* _Stated goal_:
Reproduce the material below line by line, beginning with its first line and ending with the line that contains "10.3, 10.7, 9.2]"; leave out pictures.

* _Dataset excerpt_:
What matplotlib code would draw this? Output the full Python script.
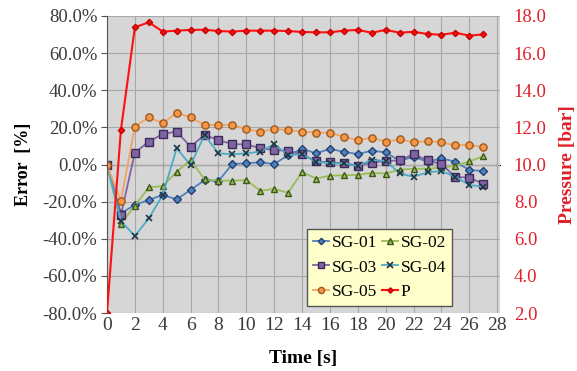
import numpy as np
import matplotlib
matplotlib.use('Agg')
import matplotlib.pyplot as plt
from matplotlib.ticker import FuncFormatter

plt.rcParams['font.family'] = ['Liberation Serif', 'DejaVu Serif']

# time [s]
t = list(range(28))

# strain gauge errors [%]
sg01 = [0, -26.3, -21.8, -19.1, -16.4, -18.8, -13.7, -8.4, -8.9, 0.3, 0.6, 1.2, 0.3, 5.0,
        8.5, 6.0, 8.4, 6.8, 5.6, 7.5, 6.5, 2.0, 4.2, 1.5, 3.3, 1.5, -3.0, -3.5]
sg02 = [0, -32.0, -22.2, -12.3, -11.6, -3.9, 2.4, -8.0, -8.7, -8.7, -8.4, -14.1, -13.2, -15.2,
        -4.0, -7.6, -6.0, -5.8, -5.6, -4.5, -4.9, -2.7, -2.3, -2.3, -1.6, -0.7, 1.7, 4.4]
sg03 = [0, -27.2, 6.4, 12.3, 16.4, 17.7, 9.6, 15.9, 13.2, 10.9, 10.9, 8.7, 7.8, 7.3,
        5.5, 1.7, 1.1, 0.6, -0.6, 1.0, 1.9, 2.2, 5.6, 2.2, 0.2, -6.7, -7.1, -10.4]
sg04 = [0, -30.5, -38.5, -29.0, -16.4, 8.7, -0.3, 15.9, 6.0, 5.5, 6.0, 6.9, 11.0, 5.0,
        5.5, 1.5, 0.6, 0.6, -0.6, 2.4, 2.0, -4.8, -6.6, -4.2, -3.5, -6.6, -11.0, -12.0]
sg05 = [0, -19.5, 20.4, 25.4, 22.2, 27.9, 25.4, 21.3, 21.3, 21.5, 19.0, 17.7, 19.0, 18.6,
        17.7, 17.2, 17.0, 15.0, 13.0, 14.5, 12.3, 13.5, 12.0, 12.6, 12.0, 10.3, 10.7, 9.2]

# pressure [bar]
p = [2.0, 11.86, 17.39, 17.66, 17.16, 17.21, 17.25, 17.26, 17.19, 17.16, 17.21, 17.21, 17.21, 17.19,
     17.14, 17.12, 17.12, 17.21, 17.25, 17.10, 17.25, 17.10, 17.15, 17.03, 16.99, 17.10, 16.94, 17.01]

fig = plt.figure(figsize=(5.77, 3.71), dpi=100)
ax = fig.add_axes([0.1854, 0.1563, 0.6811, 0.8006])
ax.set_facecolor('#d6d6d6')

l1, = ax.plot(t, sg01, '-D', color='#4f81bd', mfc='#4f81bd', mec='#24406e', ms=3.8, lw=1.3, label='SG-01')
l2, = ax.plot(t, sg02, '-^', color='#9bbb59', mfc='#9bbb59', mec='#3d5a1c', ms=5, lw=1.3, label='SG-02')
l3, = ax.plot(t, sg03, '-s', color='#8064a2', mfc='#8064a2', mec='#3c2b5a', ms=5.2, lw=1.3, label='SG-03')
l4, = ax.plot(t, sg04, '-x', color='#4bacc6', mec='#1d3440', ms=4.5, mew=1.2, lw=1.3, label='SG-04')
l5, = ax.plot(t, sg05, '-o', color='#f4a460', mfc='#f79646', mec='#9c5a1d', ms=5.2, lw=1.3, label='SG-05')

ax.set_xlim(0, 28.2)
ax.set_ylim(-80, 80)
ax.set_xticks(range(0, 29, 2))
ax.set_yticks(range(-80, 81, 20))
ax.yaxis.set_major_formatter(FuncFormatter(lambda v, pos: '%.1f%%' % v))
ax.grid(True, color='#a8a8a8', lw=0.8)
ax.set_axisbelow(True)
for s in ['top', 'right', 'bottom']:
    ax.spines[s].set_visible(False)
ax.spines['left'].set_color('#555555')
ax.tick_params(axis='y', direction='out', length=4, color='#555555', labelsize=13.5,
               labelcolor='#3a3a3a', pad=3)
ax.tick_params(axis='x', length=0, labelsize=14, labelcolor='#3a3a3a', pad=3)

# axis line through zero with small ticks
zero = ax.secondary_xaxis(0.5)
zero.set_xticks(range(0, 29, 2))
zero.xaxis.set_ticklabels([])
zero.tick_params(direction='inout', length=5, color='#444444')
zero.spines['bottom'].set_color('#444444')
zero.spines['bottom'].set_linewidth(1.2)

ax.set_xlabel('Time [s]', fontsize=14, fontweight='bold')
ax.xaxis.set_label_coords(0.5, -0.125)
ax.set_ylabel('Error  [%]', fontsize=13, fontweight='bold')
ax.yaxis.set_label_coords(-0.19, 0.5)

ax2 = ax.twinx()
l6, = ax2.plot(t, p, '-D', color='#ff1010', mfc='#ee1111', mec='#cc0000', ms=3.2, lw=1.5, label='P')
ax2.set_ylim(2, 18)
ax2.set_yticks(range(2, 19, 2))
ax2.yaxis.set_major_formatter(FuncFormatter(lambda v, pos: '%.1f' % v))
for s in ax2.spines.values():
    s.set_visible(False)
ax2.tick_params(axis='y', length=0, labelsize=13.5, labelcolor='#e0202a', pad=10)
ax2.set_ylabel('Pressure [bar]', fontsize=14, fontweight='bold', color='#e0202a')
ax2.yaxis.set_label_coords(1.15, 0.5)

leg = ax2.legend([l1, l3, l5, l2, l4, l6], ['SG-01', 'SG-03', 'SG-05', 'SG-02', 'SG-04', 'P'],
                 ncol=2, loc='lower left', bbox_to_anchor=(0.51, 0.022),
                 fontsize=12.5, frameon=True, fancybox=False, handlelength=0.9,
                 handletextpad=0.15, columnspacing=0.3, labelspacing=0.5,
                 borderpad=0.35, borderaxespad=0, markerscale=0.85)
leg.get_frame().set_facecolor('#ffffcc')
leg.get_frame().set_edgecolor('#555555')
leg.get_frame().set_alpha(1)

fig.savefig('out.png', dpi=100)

* _Full answer_:
What matplotlib code would draw this? Output the full Python script.
import numpy as np
import matplotlib
matplotlib.use('Agg')
import matplotlib.pyplot as plt
from matplotlib.ticker import FuncFormatter

plt.rcParams['font.family'] = ['Liberation Serif', 'DejaVu Serif']

# time [s]
t = list(range(28))

# strain gauge errors [%]
sg01 = [0, -26.3, -21.8, -19.1, -16.4, -18.8, -13.7, -8.4, -8.9, 0.3, 0.6, 1.2, 0.3, 5.0,
        8.5, 6.0, 8.4, 6.8, 5.6, 7.5, 6.5, 2.0, 4.2, 1.5, 3.3, 1.5, -3.0, -3.5]
sg02 = [0, -32.0, -22.2, -12.3, -11.6, -3.9, 2.4, -8.0, -8.7, -8.7, -8.4, -14.1, -13.2, -15.2,
        -4.0, -7.6, -6.0, -5.8, -5.6, -4.5, -4.9, -2.7, -2.3, -2.3, -1.6, -0.7, 1.7, 4.4]
sg03 = [0, -27.2, 6.4, 12.3, 16.4, 17.7, 9.6, 15.9, 13.2, 10.9, 10.9, 8.7, 7.8, 7.3,
        5.5, 1.7, 1.1, 0.6, -0.6, 1.0, 1.9, 2.2, 5.6, 2.2, 0.2, -6.7, -7.1, -10.4]
sg04 = [0, -30.5, -38.5, -29.0, -16.4, 8.7, -0.3, 15.9, 6.0, 5.5, 6.0, 6.9, 11.0, 5.0,
        5.5, 1.5, 0.6, 0.6, -0.6, 2.4, 2.0, -4.8, -6.6, -4.2, -3.5, -6.6, -11.0, -12.0]
sg05 = [0, -19.5, 20.4, 25.4, 22.2, 27.9, 25.4, 21.3, 21.3, 21.5, 19.0, 17.7, 19.0, 18.6,
        17.7, 17.2, 17.0, 15.0, 13.0, 14.5, 12.3, 13.5, 12.0, 12.6, 12.0, 10.3, 10.7, 9.2]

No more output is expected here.